Provided data:

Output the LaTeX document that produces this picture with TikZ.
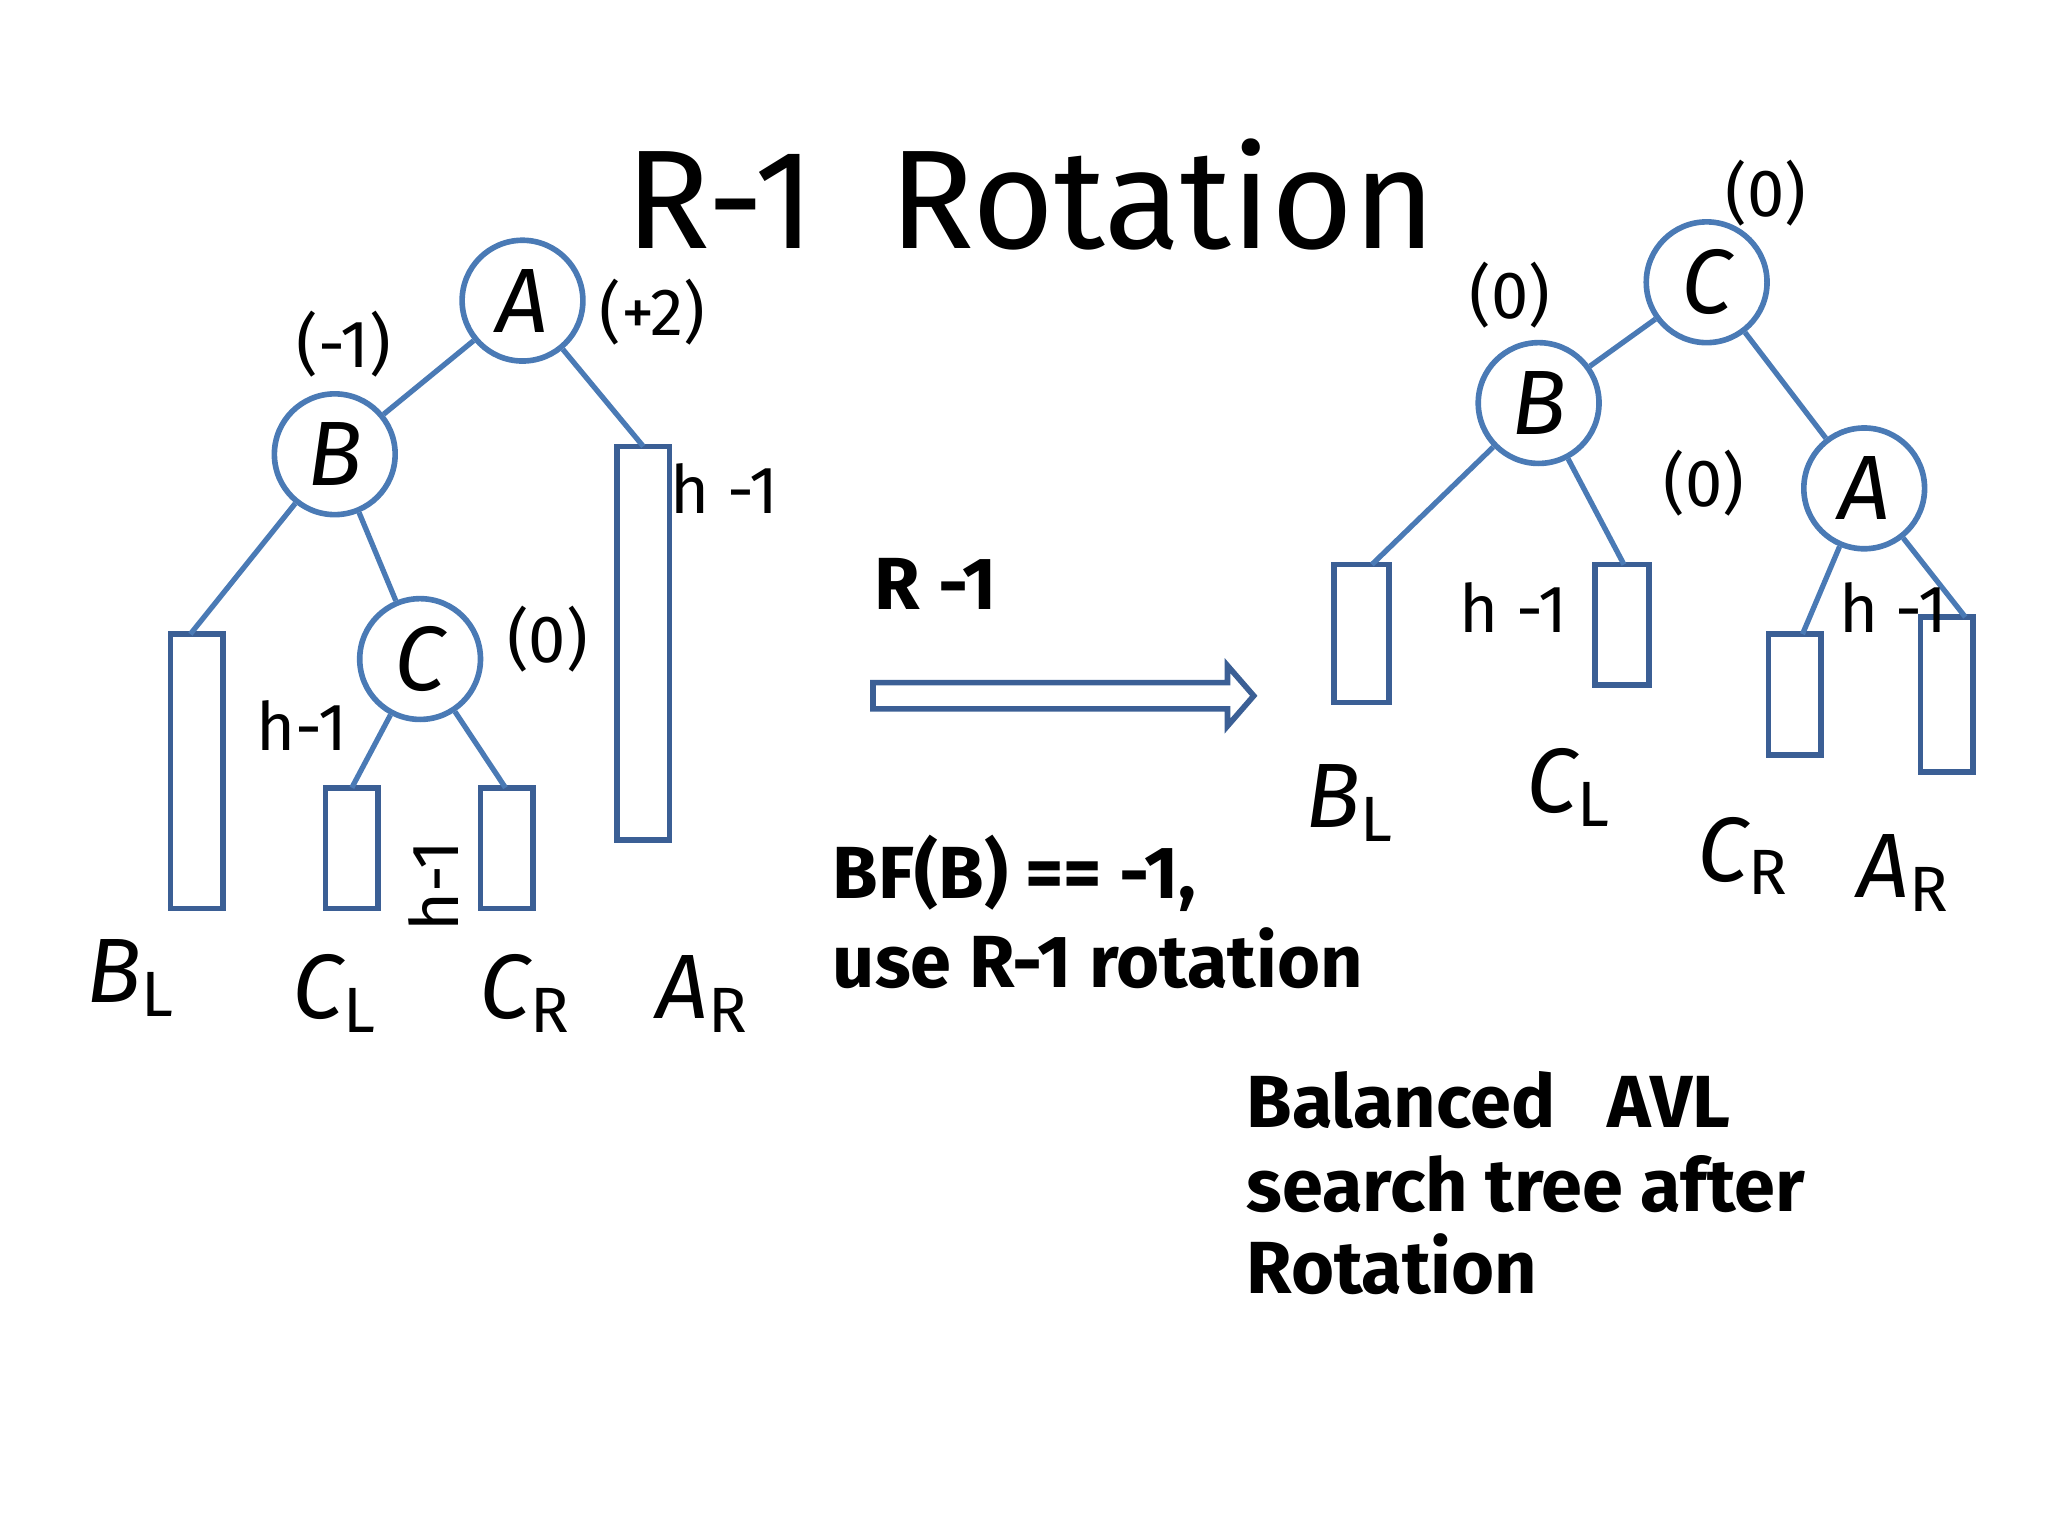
\documentclass[tikz,border=0pt]{standalone}
\usepackage{fontspec}
\setmainfont{Fira Sans}
\begin{document}
\begin{tikzpicture}[x=0.01313cm,y=-0.01313cm,
 nd/.style={circle,draw=edgeblue,line width=1.6pt,fill=white,minimum size=92*0.01313cm,inner sep=0pt,font=\fontsize{26}{28}\selectfont\itshape},
 ln/.style={draw=edgeblue,line width=1.5pt},
 box/.style={draw=boxblue,line width=1.6pt,fill=white},
 bf/.style={font=\fontsize{19}{22}\selectfont},
 lab/.style={font=\fontsize{26}{28}\selectfont\itshape},
 txt/.style={font=\fontsize{21}{24}\selectfont\bfseries,anchor=west}]
\definecolor{edgeblue}{HTML}{4A7AB5}
\definecolor{boxblue}{HTML}{3B5F95}
\useasboundingbox (0,0) rectangle (1560,1170);
\node[font=\fontsize{40}{44}\selectfont] (title) at (785,148) {R-1\ \ Rotation};
% left tree
\node[nd] (A) at (398,229) {A};
\node[nd] (B) at (255,346) {B};
\node[nd] (C) at (320,502) {C};
\draw[box] (470,340) rectangle (510,640);
\coordinate (ar) at (490,340);
\draw[box] (130,483) rectangle (170,692);
\coordinate (bl) at (145,483);
\draw[box] (248,600) rectangle (288,692);
\coordinate (cl) at (268,600);
\draw[box] (366,600) rectangle (406,692);
\coordinate (cr) at (385,600);
\draw[ln] (A) -- (B);
\draw[ln] (A) -- (ar);
\draw[ln] (B) -- (bl);
\draw[ln] (B) -- (C);
\draw[ln] (C) -- (cl);
\draw[ln] (C) -- (cr);
\node[bf] (pa) at (497,238) {(+2)};
\node[bf] (pb) at (262,262) {(-1)};
\node[bf] (pc) at (417,487) {(0)};
\node[bf] (h1) at (552,372) {h -1};
\node[bf] (h2) at (230,553) {h-1};
\node[bf,rotate=90] (h3) at (330,675) {h-1};
\node[lab] (l1) at (100,745) {B$_{\mathrm{L}}$};
\node[lab] (l2) at (255,757) {C$_{\mathrm{L}}$};
\node[lab] (l3) at (400,757) {C$_{\mathrm{R}}$};
\node[lab] (l4) at (535,757) {A$_{\mathrm{R}}$};
% arrow
\draw[boxblue,line width=1.6pt,fill=white] (665,520) -- (935,520) -- (935,507) -- (955,530) -- (935,553) -- (935,540) -- (665,540) -- cycle;
\node[bf,font=\fontsize{21}{24}\selectfont\bfseries] (r1) at (713,445) {R -1};
\node[txt] (t1) at (625,665) {BF(B) == -1,};
\node[txt] (t2) at (625,730) {use R-1 rotation};
% right tree
\node[nd] (C2) at (1300,215) {C};
\node[nd] (B2) at (1172,307) {B};
\node[nd] (A2) at (1420,372) {A};
\draw[box] (1016,430) rectangle (1058,535);
\coordinate (bl2) at (1045,430);
\draw[box] (1215,430) rectangle (1256,522);
\coordinate (cl2) at (1237,430);
\draw[box] (1347,483) rectangle (1387,575);
\coordinate (cr2) at (1373,483);
\draw[box] (1463,470) rectangle (1503,588);
\coordinate (ar2) at (1497,470);
\draw[ln] (C2) -- (B2);
\draw[ln] (C2) -- (A2);
\draw[ln] (B2) -- (bl2);
\draw[ln] (B2) -- (cl2);
\draw[ln] (A2) -- (cr2);
\draw[ln] (A2) -- (ar2);
\node[bf] (pc2) at (1345,147) {(0)};
\node[bf] (pb2) at (1150,225) {(0)};
\node[bf] (pa2) at (1298,368) {(0)};
\node[bf] (h4) at (1153,463) {h -1};
\node[bf] (h5) at (1442,463) {h -1};
\node[lab] (m1) at (1028,612) {B$_{\mathrm{L}}$};
\node[lab] (m2) at (1195,600) {C$_{\mathrm{L}}$};
\node[lab] (m3) at (1328,652) {C$_{\mathrm{R}}$};
\node[lab] (m4) at (1450,665) {A$_{\mathrm{R}}$};
\node[txt] (s1) at (940,838) {Balanced\ \ \ AVL};
\node[txt] (s2) at (940,902) {search tree after};
\node[txt] (s3) at (940,963) {Rotation};
\end{tikzpicture}
\end{document}
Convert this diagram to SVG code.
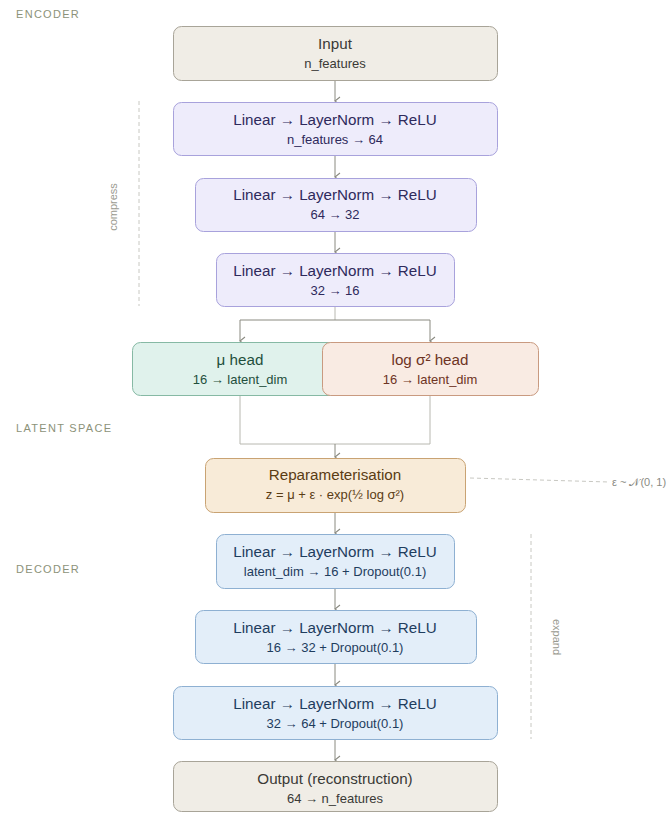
<svg xmlns="http://www.w3.org/2000/svg" width="669" height="813" viewBox="0 0 669 813">
<defs>
<marker id="arr" viewBox="0 0 10 10" refX="5" refY="9" markerWidth="10" markerHeight="10" markerUnits="userSpaceOnUse" orient="auto-start-reverse">
<polyline points="1,4 5,9 9,4" fill="none" stroke="#8a8a80" stroke-width="1.1"/>
</marker>
<style>
text{font-family:"Liberation Sans",Arial,sans-serif;text-anchor:middle}
.t{font-size:15.2px}
.s{font-size:13px}
.sec{font-size:11px;fill:#8c9279;letter-spacing:1.3px;text-anchor:start}
.side{font-size:11px;fill:#9a9a90}
.io rect{fill:#f0ede6;stroke:#a8a498}
.io text{fill:#3a3a36}
.enc rect{fill:#eeecfb;stroke:#a8a2dc}
.enc text{fill:#2e2a5c}
.mu rect{fill:#e0f2ec;stroke:#86b9a4}
.mu text{fill:#1f4f3c}
.lv rect{fill:#f9ebe3;stroke:#c99a80}
.lv text{fill:#6e3424}
.rp rect{fill:#f8ebd8;stroke:#c9a373}
.rp text{fill:#5a3c14}
.dec rect{fill:#e3eef9;stroke:#8eb0d2}
.dec text{fill:#1f3d5e}
rect{stroke-width:1}
.c{fill:none;stroke:#8a8a80;stroke-width:1}
.c2{fill:none;stroke:#b8b8b0;stroke-width:1}
.dash{fill:none;stroke:#c8c8c2;stroke-width:1;stroke-dasharray:4 3}
</style>
</defs>
<rect width="669" height="813" fill="#ffffff"/>

<text class="sec" x="16" y="18">ENCODER</text>
<text class="sec" x="16" y="432">LATENT SPACE</text>
<text class="sec" x="16" y="573">DECODER</text>

<g id="compress">
<line class="dash" x1="139" y1="101" x2="139" y2="306"/>
<text class="side" transform="translate(117,207) rotate(-90)">compress</text>
</g>
<g id="expand">
<line class="dash" x1="531" y1="534" x2="531" y2="739"/>
<text class="side" transform="translate(553,637) rotate(90)">expand</text>
</g>

<g id="connectors">
<line class="c" x1="335" y1="80" x2="335" y2="101" marker-end="url(#arr)"/>
<line class="c" x1="335" y1="155" x2="335" y2="177" marker-end="url(#arr)"/>
<line class="c" x1="335" y1="231" x2="335" y2="252" marker-end="url(#arr)"/>
<polyline class="c2" points="335,306 335,320"/>
<polyline class="c" points="240,341 240,320 430,320 430,341" marker-start="url(#arr)" marker-end="url(#arr)"/>
<polyline class="c2" points="240,395 240,444 430,444 430,395"/>
<line class="c" x1="335" y1="444" x2="335" y2="457" marker-end="url(#arr)"/>
<line class="c" x1="335" y1="512" x2="335" y2="533" marker-end="url(#arr)"/>
<line class="c" x1="335" y1="588" x2="335" y2="609" marker-end="url(#arr)"/>
<line class="c" x1="335" y1="663" x2="335" y2="685" marker-end="url(#arr)"/>
<line class="c" x1="335" y1="739" x2="335" y2="760" marker-end="url(#arr)"/>
<line class="dash" x1="470" y1="478" x2="609" y2="482"/>
</g>

<g id="input" class="io">
<rect x="173.5" y="26.5" width="324" height="54" rx="8"/>
<text class="t" x="335" y="49">Input</text>
<text class="s" x="335" y="68">n_features</text>
</g>
<g id="enc1" class="enc">
<rect x="173.5" y="102.5" width="324" height="53" rx="8"/>
<text class="t" x="335" y="125">Linear → LayerNorm → ReLU</text>
<text class="s" x="335" y="144">n_features → 64</text>
</g>
<g id="enc2" class="enc">
<rect x="195.5" y="178.5" width="281" height="53" rx="8"/>
<text class="t" x="335" y="200">Linear → LayerNorm → ReLU</text>
<text class="s" x="335" y="219">64 → 32</text>
</g>
<g id="enc3" class="enc">
<rect x="216.5" y="253.5" width="238" height="53" rx="8"/>
<text class="t" x="335" y="276">Linear → LayerNorm → ReLU</text>
<text class="s" x="335" y="295">32 → 16</text>
</g>
<g id="mu" class="mu">
<rect x="132.5" y="342.5" width="210" height="53" rx="8"/>
<text class="t" x="240" y="365">μ head</text>
<text class="s" x="240" y="384">16 → latent_dim</text>
</g>
<g id="logvar" class="lv">
<rect x="322.5" y="342.5" width="216" height="53" rx="8"/>
<text class="t" x="430" y="365">log σ² head</text>
<text class="s" x="430" y="384">16 → latent_dim</text>
</g>
<g id="reparam" class="rp">
<rect x="205.5" y="458.5" width="260" height="54" rx="8"/>
<text class="t" x="335" y="480">Reparameterisation</text>
<text class="s" x="335" y="499">z = μ + ε · exp(½ log σ²)</text>
</g>
<g id="noise">
<text class="side" x="612" y="486" style="text-anchor:start;fill:#8a8a82">ε ~ 𝒩(0, 1)</text>
</g>
<g id="dec1" class="dec">
<rect x="216.5" y="534.5" width="238" height="54" rx="8"/>
<text class="t" x="335" y="557">Linear → LayerNorm → ReLU</text>
<text class="s" x="335" y="576">latent_dim → 16 + Dropout(0.1)</text>
</g>
<g id="dec2" class="dec">
<rect x="195.5" y="610.5" width="281" height="53" rx="8"/>
<text class="t" x="335" y="633">Linear → LayerNorm → ReLU</text>
<text class="s" x="335" y="652">16 → 32 + Dropout(0.1)</text>
</g>
<g id="dec3" class="dec">
<rect x="173.5" y="686.5" width="324" height="53" rx="8"/>
<text class="t" x="335" y="709">Linear → LayerNorm → ReLU</text>
<text class="s" x="335" y="728">32 → 64 + Dropout(0.1)</text>
</g>
<g id="output" class="io">
<rect x="173.5" y="761.5" width="324" height="50" rx="8"/>
<text class="t" x="335" y="784">Output (reconstruction)</text>
<text class="s" x="335" y="803">64 → n_features</text>
</g>
</svg>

Your objective:
Show each line of the listing that holds the string "this".

Correct answer:
Output the LaTeX document that produces this picture with TikZ.
Convert this diagram to SVG code.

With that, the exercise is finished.